+++ Material
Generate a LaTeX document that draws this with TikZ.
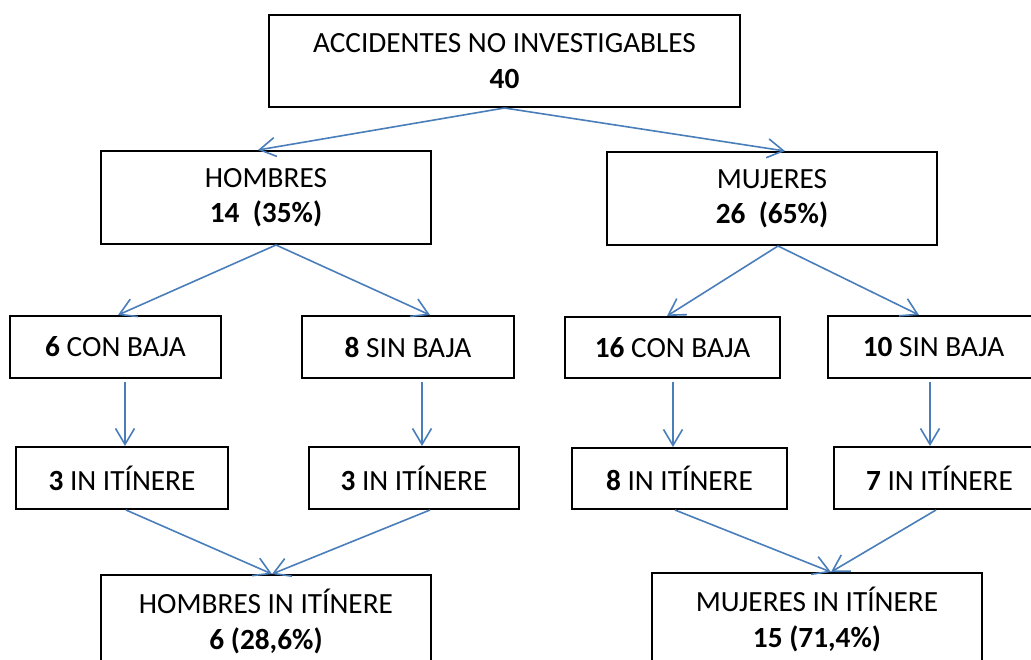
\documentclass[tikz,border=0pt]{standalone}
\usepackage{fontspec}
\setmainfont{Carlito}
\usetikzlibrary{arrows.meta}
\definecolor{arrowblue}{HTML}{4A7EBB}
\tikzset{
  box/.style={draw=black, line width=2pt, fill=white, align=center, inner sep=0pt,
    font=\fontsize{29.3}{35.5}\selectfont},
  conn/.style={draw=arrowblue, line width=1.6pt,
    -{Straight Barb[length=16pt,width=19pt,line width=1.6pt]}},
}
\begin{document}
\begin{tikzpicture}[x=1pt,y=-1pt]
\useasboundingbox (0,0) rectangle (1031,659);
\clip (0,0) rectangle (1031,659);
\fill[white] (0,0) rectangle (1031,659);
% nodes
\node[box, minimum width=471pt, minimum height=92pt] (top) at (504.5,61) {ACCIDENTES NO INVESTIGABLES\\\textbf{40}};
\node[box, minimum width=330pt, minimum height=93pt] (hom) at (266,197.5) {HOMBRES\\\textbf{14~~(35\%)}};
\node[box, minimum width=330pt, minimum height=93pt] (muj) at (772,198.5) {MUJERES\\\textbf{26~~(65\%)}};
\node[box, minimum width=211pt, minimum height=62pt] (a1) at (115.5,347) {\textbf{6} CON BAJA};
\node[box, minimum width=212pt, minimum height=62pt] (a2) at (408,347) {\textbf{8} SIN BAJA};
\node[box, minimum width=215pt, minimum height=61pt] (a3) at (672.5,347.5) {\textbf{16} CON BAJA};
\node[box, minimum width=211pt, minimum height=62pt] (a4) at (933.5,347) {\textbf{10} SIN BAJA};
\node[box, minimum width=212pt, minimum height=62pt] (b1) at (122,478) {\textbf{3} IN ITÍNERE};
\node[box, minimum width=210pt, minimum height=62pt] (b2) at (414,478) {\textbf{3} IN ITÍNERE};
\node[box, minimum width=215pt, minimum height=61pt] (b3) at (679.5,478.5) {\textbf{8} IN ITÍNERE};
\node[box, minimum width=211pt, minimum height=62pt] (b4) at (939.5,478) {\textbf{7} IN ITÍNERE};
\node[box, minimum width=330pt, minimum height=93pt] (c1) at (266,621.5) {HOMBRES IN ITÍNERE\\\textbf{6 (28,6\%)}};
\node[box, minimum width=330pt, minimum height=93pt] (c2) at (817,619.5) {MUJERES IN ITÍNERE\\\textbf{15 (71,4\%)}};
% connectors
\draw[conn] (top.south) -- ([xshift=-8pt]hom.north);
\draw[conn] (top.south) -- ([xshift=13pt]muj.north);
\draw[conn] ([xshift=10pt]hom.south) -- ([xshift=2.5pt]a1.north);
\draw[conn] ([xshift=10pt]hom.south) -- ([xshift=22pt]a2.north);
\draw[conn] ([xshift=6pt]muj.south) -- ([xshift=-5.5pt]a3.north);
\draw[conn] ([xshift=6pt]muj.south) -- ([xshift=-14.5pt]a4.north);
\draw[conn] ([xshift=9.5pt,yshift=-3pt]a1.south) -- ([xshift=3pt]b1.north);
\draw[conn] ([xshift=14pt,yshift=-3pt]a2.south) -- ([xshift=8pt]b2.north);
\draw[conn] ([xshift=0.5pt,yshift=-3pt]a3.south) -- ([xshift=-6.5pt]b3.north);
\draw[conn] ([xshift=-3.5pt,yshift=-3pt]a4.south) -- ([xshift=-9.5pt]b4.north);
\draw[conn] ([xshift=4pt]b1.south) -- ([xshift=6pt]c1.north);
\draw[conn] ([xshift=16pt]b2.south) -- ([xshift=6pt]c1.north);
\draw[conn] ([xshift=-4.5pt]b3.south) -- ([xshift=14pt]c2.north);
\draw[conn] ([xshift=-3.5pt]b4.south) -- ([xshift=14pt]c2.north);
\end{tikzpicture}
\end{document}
++++++
== Short problem ==
Each line of the data is to be duplicated exactly; pictures stay out of the copy.

== Correct result ==
Generate a LaTeX document that draws this with TikZ.
\documentclass[tikz,border=0pt]{standalone}
\usepackage{fontspec}
\setmainfont{Carlito}
\usetikzlibrary{arrows.meta}
\definecolor{arrowblue}{HTML}{4A7EBB}
\tikzset{
  box/.style={draw=black, line width=2pt, fill=white, align=center, inner sep=0pt,
    font=\fontsize{29.3}{35.5}\selectfont},
  conn/.style={draw=arrowblue, line width=1.6pt,
    -{Straight Barb[length=16pt,width=19pt,line width=1.6pt]}},
}
\begin{document}
\begin{tikzpicture}[x=1pt,y=-1pt]
\useasboundingbox (0,0) rectangle (1031,659);
\clip (0,0) rectangle (1031,659);
\fill[white] (0,0) rectangle (1031,659);
% nodes
\node[box, minimum width=471pt, minimum height=92pt] (top) at (504.5,61) {ACCIDENTES NO INVESTIGABLES\\\textbf{40}};
\node[box, minimum width=330pt, minimum height=93pt] (hom) at (266,197.5) {HOMBRES\\\textbf{14~~(35\%)}};
\node[box, minimum width=330pt, minimum height=93pt] (muj) at (772,198.5) {MUJERES\\\textbf{26~~(65\%)}};
\node[box, minimum width=211pt, minimum height=62pt] (a1) at (115.5,347) {\textbf{6} CON BAJA};
\node[box, minimum width=212pt, minimum height=62pt] (a2) at (408,347) {\textbf{8} SIN BAJA};
\node[box, minimum width=215pt, minimum height=61pt] (a3) at (672.5,347.5) {\textbf{16} CON BAJA};
\node[box, minimum width=211pt, minimum height=62pt] (a4) at (933.5,347) {\textbf{10} SIN BAJA};
\node[box, minimum width=212pt, minimum height=62pt] (b1) at (122,478) {\textbf{3} IN ITÍNERE};
\node[box, minimum width=210pt, minimum height=62pt] (b2) at (414,478) {\textbf{3} IN ITÍNERE};
\node[box, minimum width=215pt, minimum height=61pt] (b3) at (679.5,478.5) {\textbf{8} IN ITÍNERE};
\node[box, minimum width=211pt, minimum height=62pt] (b4) at (939.5,478) {\textbf{7} IN ITÍNERE};
\node[box, minimum width=330pt, minimum height=93pt] (c1) at (266,621.5) {HOMBRES IN ITÍNERE\\\textbf{6 (28,6\%)}};
\node[box, minimum width=330pt, minimum height=93pt] (c2) at (817,619.5) {MUJERES IN ITÍNERE\\\textbf{15 (71,4\%)}};
% connectors
\draw[conn] (top.south) -- ([xshift=-8pt]hom.north);
\draw[conn] (top.south) -- ([xshift=13pt]muj.north);
\draw[conn] ([xshift=10pt]hom.south) -- ([xshift=2.5pt]a1.north);
\draw[conn] ([xshift=10pt]hom.south) -- ([xshift=22pt]a2.north);
\draw[conn] ([xshift=6pt]muj.south) -- ([xshift=-5.5pt]a3.north);
\draw[conn] ([xshift=6pt]muj.south) -- ([xshift=-14.5pt]a4.north);
\draw[conn] ([xshift=9.5pt,yshift=-3pt]a1.south) -- ([xshift=3pt]b1.north);
\draw[conn] ([xshift=14pt,yshift=-3pt]a2.south) -- ([xshift=8pt]b2.north);
\draw[conn] ([xshift=0.5pt,yshift=-3pt]a3.south) -- ([xshift=-6.5pt]b3.north);
\draw[conn] ([xshift=-3.5pt,yshift=-3pt]a4.south) -- ([xshift=-9.5pt]b4.north);
\draw[conn] ([xshift=4pt]b1.south) -- ([xshift=6pt]c1.north);
\draw[conn] ([xshift=16pt]b2.south) -- ([xshift=6pt]c1.north);
\draw[conn] ([xshift=-4.5pt]b3.south) -- ([xshift=14pt]c2.north);
\draw[conn] ([xshift=-3.5pt]b4.south) -- ([xshift=14pt]c2.north);
\end{tikzpicture}
\end{document}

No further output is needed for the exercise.